Problem statement>
From the line with "Output the web" to the line with "const rateName = 'Average", both included, repeat each line exactly and leave out the pictures.

Data entries>

********

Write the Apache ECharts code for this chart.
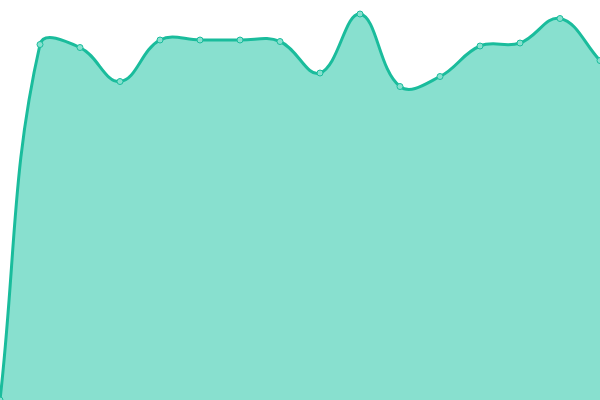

********

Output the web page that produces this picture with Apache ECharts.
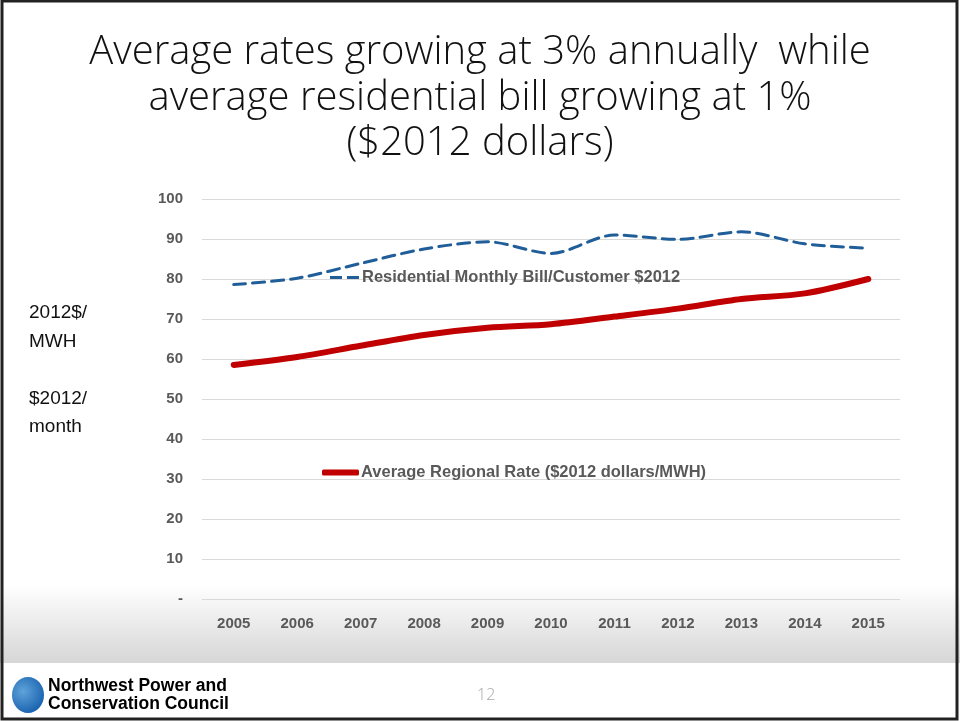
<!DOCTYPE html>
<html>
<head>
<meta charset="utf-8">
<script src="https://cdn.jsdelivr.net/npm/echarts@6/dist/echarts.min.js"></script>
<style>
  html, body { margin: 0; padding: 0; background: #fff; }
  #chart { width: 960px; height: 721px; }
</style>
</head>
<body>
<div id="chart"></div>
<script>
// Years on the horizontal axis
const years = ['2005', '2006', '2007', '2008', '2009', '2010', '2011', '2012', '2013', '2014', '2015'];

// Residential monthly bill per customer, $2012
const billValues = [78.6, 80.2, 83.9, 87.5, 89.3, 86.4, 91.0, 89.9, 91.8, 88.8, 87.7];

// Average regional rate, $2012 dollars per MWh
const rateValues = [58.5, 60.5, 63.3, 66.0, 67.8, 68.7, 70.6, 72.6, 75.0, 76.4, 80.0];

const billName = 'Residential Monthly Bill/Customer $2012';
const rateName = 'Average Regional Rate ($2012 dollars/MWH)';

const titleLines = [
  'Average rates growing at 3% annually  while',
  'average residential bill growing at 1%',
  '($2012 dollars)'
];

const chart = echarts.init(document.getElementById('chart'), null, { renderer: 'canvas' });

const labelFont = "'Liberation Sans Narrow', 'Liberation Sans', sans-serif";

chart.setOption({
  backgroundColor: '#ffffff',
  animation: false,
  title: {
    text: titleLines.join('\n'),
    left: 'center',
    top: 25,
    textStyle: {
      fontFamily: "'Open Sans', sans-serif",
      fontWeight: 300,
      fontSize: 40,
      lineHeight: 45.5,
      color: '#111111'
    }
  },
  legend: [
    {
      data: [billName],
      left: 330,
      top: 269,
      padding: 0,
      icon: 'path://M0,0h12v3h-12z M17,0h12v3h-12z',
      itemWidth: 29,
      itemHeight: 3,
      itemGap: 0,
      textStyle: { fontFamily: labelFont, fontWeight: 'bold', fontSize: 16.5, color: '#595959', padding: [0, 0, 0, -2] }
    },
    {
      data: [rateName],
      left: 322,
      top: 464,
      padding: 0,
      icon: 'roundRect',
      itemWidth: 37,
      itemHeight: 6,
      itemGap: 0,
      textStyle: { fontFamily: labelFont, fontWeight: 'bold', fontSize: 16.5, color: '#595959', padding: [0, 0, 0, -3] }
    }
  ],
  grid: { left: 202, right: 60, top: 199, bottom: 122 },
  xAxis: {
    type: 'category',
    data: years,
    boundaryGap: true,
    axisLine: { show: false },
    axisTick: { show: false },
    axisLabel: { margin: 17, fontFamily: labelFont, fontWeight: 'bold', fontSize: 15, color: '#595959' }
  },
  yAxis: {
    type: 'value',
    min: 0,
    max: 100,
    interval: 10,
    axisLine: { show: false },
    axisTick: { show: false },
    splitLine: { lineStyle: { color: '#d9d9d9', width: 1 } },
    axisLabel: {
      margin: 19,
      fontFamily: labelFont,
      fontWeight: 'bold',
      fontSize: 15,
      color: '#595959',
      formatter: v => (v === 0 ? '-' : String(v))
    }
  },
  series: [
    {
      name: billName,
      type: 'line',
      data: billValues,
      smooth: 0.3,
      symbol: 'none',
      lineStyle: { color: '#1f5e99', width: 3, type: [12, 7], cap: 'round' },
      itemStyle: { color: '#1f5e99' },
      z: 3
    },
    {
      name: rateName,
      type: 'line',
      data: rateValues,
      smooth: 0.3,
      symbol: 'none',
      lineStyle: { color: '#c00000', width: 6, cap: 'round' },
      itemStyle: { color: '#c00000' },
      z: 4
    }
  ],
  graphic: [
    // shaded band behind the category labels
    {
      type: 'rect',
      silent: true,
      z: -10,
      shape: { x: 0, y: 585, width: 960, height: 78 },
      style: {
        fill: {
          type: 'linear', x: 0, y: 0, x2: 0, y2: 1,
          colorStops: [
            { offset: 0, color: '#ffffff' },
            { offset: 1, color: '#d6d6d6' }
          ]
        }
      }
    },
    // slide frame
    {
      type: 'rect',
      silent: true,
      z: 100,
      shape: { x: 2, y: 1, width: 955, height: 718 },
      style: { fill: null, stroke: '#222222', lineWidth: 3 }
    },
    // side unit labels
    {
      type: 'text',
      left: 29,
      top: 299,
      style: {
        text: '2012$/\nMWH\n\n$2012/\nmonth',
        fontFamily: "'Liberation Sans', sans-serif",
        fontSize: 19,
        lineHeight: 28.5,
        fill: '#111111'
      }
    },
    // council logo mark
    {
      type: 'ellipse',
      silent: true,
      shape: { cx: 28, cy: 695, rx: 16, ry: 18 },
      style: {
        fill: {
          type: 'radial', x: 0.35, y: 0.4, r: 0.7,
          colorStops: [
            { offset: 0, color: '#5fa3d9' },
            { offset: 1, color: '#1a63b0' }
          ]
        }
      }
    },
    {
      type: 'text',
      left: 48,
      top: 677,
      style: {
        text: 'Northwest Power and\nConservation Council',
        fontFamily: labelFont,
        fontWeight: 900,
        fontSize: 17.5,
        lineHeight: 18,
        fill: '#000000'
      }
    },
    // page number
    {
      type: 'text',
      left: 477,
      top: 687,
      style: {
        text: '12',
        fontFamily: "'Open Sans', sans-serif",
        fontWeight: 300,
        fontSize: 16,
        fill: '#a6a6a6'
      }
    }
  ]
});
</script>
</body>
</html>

********

Task answer>
Output the web page that produces this picture with Apache ECharts.
<!DOCTYPE html>
<html>
<head>
<meta charset="utf-8">
<script src="https://cdn.jsdelivr.net/npm/echarts@6/dist/echarts.min.js"></script>
<style>
  html, body { margin: 0; padding: 0; background: #fff; }
  #chart { width: 960px; height: 721px; }
</style>
</head>
<body>
<div id="chart"></div>
<script>
// Years on the horizontal axis
const years = ['2005', '2006', '2007', '2008', '2009', '2010', '2011', '2012', '2013', '2014', '2015'];

// Residential monthly bill per customer, $2012
const billValues = [78.6, 80.2, 83.9, 87.5, 89.3, 86.4, 91.0, 89.9, 91.8, 88.8, 87.7];

// Average regional rate, $2012 dollars per MWh
const rateValues = [58.5, 60.5, 63.3, 66.0, 67.8, 68.7, 70.6, 72.6, 75.0, 76.4, 80.0];

const billName = 'Residential Monthly Bill/Customer $2012';
const rateName = 'Average Regional Rate ($2012 dollars/MWH)';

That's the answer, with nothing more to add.